* [What is required]: Write the data out again, character for character, with no images.

* [Data shown]:

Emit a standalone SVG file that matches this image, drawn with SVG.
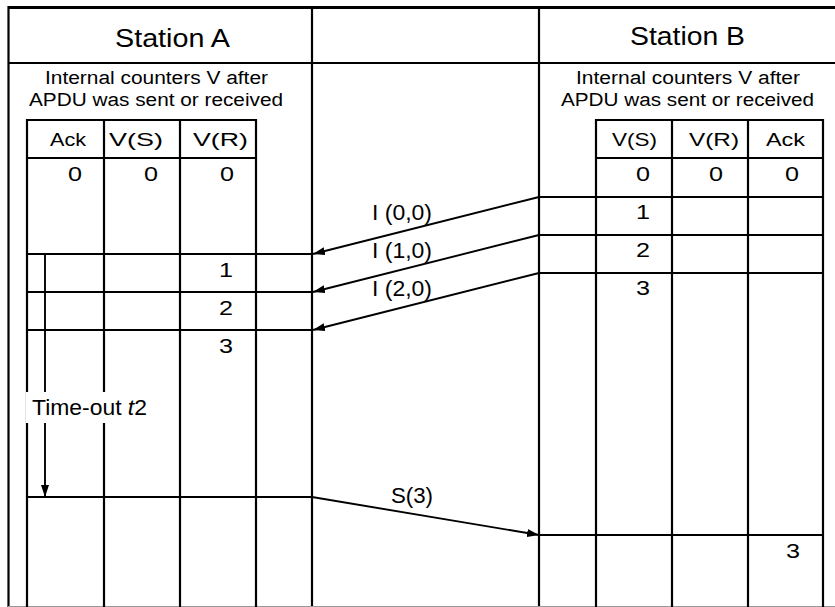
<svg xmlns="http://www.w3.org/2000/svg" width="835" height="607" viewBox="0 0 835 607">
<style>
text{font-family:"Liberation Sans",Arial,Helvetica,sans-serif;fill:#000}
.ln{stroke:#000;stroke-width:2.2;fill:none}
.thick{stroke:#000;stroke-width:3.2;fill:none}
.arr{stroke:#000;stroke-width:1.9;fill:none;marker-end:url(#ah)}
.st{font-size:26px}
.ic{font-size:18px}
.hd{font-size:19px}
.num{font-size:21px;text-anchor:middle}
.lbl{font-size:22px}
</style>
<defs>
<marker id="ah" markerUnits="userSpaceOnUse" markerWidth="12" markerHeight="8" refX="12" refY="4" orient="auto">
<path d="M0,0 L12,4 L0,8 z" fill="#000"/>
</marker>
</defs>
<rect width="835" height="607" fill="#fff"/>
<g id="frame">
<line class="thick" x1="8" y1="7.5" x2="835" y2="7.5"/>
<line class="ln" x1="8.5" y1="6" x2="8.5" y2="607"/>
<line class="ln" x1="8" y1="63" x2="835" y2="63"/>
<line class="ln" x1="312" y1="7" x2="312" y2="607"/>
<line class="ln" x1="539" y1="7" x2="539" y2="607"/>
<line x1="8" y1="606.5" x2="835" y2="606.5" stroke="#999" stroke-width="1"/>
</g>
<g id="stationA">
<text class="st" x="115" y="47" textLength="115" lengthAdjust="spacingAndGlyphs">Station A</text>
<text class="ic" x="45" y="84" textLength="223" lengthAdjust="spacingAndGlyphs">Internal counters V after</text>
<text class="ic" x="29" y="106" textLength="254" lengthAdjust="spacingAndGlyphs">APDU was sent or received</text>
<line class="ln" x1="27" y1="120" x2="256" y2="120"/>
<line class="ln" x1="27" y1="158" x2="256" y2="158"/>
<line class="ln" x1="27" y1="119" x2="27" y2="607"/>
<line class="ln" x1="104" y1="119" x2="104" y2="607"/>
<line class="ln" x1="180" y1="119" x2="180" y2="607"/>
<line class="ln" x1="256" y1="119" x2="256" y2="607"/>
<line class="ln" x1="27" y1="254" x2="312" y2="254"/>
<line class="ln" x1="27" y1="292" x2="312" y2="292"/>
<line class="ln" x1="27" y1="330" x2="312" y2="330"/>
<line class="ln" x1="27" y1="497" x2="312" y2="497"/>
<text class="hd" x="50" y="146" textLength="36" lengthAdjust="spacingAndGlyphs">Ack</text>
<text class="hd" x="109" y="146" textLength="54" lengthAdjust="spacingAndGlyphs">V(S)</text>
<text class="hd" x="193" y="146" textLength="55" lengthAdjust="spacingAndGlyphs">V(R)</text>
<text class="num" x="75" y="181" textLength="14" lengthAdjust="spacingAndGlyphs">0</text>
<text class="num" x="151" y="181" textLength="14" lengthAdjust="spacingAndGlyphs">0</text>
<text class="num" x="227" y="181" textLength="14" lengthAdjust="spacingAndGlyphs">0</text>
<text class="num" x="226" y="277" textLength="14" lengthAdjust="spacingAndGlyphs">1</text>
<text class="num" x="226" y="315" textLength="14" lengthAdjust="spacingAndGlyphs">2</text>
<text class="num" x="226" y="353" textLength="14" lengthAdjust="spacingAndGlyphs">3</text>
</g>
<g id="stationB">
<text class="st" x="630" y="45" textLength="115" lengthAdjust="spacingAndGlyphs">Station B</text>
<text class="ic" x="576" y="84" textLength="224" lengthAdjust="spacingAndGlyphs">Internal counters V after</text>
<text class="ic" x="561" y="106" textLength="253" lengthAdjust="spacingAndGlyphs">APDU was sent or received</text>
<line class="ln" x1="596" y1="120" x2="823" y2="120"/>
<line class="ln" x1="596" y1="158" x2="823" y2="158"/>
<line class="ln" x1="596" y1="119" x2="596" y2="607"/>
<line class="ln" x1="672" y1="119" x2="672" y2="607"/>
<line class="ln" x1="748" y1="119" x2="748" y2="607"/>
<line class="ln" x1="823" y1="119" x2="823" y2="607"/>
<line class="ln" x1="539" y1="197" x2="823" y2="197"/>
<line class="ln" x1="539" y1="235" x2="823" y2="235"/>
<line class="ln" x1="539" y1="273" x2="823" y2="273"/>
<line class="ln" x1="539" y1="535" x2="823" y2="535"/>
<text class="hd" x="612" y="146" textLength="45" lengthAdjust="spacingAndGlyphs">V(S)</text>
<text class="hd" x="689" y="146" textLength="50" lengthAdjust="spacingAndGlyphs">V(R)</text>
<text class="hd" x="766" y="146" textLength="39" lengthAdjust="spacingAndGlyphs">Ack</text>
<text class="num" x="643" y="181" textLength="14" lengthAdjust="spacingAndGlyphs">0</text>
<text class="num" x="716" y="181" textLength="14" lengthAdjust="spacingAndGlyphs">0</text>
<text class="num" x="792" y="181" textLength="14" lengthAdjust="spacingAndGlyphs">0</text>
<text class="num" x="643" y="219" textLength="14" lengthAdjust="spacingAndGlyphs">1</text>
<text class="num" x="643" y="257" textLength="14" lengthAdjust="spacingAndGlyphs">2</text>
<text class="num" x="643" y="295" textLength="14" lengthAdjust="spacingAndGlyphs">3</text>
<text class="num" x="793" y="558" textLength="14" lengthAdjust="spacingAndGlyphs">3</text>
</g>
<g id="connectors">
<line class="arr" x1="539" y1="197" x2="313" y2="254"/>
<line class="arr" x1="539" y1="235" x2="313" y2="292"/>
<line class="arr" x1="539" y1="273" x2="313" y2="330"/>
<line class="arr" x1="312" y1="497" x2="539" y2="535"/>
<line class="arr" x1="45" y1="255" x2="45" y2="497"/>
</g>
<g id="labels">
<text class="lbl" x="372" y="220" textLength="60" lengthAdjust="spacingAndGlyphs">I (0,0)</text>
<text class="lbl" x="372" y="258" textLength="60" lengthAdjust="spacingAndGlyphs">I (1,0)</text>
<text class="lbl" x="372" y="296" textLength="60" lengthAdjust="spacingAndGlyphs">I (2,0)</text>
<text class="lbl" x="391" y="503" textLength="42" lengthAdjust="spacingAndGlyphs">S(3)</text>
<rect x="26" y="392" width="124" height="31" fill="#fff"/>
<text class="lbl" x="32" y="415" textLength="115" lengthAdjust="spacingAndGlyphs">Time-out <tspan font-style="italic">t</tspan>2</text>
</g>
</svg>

* [Answer to the problem]:
Emit a standalone SVG file that matches this image, drawn with SVG.
<svg xmlns="http://www.w3.org/2000/svg" width="835" height="607" viewBox="0 0 835 607">
<style>
text{font-family:"Liberation Sans",Arial,Helvetica,sans-serif;fill:#000}
.ln{stroke:#000;stroke-width:2.2;fill:none}
.thick{stroke:#000;stroke-width:3.2;fill:none}
.arr{stroke:#000;stroke-width:1.9;fill:none;marker-end:url(#ah)}
.st{font-size:26px}
.ic{font-size:18px}
.hd{font-size:19px}
.num{font-size:21px;text-anchor:middle}
.lbl{font-size:22px}
</style>
<defs>
<marker id="ah" markerUnits="userSpaceOnUse" markerWidth="12" markerHeight="8" refX="12" refY="4" orient="auto">
<path d="M0,0 L12,4 L0,8 z" fill="#000"/>
</marker>
</defs>
<rect width="835" height="607" fill="#fff"/>
<g id="frame">
<line class="thick" x1="8" y1="7.5" x2="835" y2="7.5"/>
<line class="ln" x1="8.5" y1="6" x2="8.5" y2="607"/>
<line class="ln" x1="8" y1="63" x2="835" y2="63"/>
<line class="ln" x1="312" y1="7" x2="312" y2="607"/>
<line class="ln" x1="539" y1="7" x2="539" y2="607"/>
<line x1="8" y1="606.5" x2="835" y2="606.5" stroke="#999" stroke-width="1"/>
</g>
<g id="stationA">
<text class="st" x="115" y="47" textLength="115" lengthAdjust="spacingAndGlyphs">Station A</text>
<text class="ic" x="45" y="84" textLength="223" lengthAdjust="spacingAndGlyphs">Internal counters V after</text>
<text class="ic" x="29" y="106" textLength="254" lengthAdjust="spacingAndGlyphs">APDU was sent or received</text>
<line class="ln" x1="27" y1="120" x2="256" y2="120"/>
<line class="ln" x1="27" y1="158" x2="256" y2="158"/>
<line class="ln" x1="27" y1="119" x2="27" y2="607"/>
<line class="ln" x1="104" y1="119" x2="104" y2="607"/>
<line class="ln" x1="180" y1="119" x2="180" y2="607"/>
<line class="ln" x1="256" y1="119" x2="256" y2="607"/>
<line class="ln" x1="27" y1="254" x2="312" y2="254"/>
<line class="ln" x1="27" y1="292" x2="312" y2="292"/>
<line class="ln" x1="27" y1="330" x2="312" y2="330"/>
<line class="ln" x1="27" y1="497" x2="312" y2="497"/>
<text class="hd" x="50" y="146" textLength="36" lengthAdjust="spacingAndGlyphs">Ack</text>
<text class="hd" x="109" y="146" textLength="54" lengthAdjust="spacingAndGlyphs">V(S)</text>
<text class="hd" x="193" y="146" textLength="55" lengthAdjust="spacingAndGlyphs">V(R)</text>
<text class="num" x="75" y="181" textLength="14" lengthAdjust="spacingAndGlyphs">0</text>
<text class="num" x="151" y="181" textLength="14" lengthAdjust="spacingAndGlyphs">0</text>
<text class="num" x="227" y="181" textLength="14" lengthAdjust="spacingAndGlyphs">0</text>
<text class="num" x="226" y="277" textLength="14" lengthAdjust="spacingAndGlyphs">1</text>
<text class="num" x="226" y="315" textLength="14" lengthAdjust="spacingAndGlyphs">2</text>
<text class="num" x="226" y="353" textLength="14" lengthAdjust="spacingAndGlyphs">3</text>
</g>
<g id="stationB">
<text class="st" x="630" y="45" textLength="115" lengthAdjust="spacingAndGlyphs">Station B</text>
<text class="ic" x="576" y="84" textLength="224" lengthAdjust="spacingAndGlyphs">Internal counters V after</text>
<text class="ic" x="561" y="106" textLength="253" lengthAdjust="spacingAndGlyphs">APDU was sent or received</text>
<line class="ln" x1="596" y1="120" x2="823" y2="120"/>
<line class="ln" x1="596" y1="158" x2="823" y2="158"/>
<line class="ln" x1="596" y1="119" x2="596" y2="607"/>
<line class="ln" x1="672" y1="119" x2="672" y2="607"/>
<line class="ln" x1="748" y1="119" x2="748" y2="607"/>
<line class="ln" x1="823" y1="119" x2="823" y2="607"/>
<line class="ln" x1="539" y1="197" x2="823" y2="197"/>
<line class="ln" x1="539" y1="235" x2="823" y2="235"/>
<line class="ln" x1="539" y1="273" x2="823" y2="273"/>
<line class="ln" x1="539" y1="535" x2="823" y2="535"/>
<text class="hd" x="612" y="146" textLength="45" lengthAdjust="spacingAndGlyphs">V(S)</text>
<text class="hd" x="689" y="146" textLength="50" lengthAdjust="spacingAndGlyphs">V(R)</text>
<text class="hd" x="766" y="146" textLength="39" lengthAdjust="spacingAndGlyphs">Ack</text>
<text class="num" x="643" y="181" textLength="14" lengthAdjust="spacingAndGlyphs">0</text>
<text class="num" x="716" y="181" textLength="14" lengthAdjust="spacingAndGlyphs">0</text>
<text class="num" x="792" y="181" textLength="14" lengthAdjust="spacingAndGlyphs">0</text>
<text class="num" x="643" y="219" textLength="14" lengthAdjust="spacingAndGlyphs">1</text>
<text class="num" x="643" y="257" textLength="14" lengthAdjust="spacingAndGlyphs">2</text>
<text class="num" x="643" y="295" textLength="14" lengthAdjust="spacingAndGlyphs">3</text>
<text class="num" x="793" y="558" textLength="14" lengthAdjust="spacingAndGlyphs">3</text>
</g>
<g id="connectors">
<line class="arr" x1="539" y1="197" x2="313" y2="254"/>
<line class="arr" x1="539" y1="235" x2="313" y2="292"/>
<line class="arr" x1="539" y1="273" x2="313" y2="330"/>
<line class="arr" x1="312" y1="497" x2="539" y2="535"/>
<line class="arr" x1="45" y1="255" x2="45" y2="497"/>
</g>
<g id="labels">
<text class="lbl" x="372" y="220" textLength="60" lengthAdjust="spacingAndGlyphs">I (0,0)</text>
<text class="lbl" x="372" y="258" textLength="60" lengthAdjust="spacingAndGlyphs">I (1,0)</text>
<text class="lbl" x="372" y="296" textLength="60" lengthAdjust="spacingAndGlyphs">I (2,0)</text>
<text class="lbl" x="391" y="503" textLength="42" lengthAdjust="spacingAndGlyphs">S(3)</text>
<rect x="26" y="392" width="124" height="31" fill="#fff"/>
<text class="lbl" x="32" y="415" textLength="115" lengthAdjust="spacingAndGlyphs">Time-out <tspan font-style="italic">t</tspan>2</text>
</g>
</svg>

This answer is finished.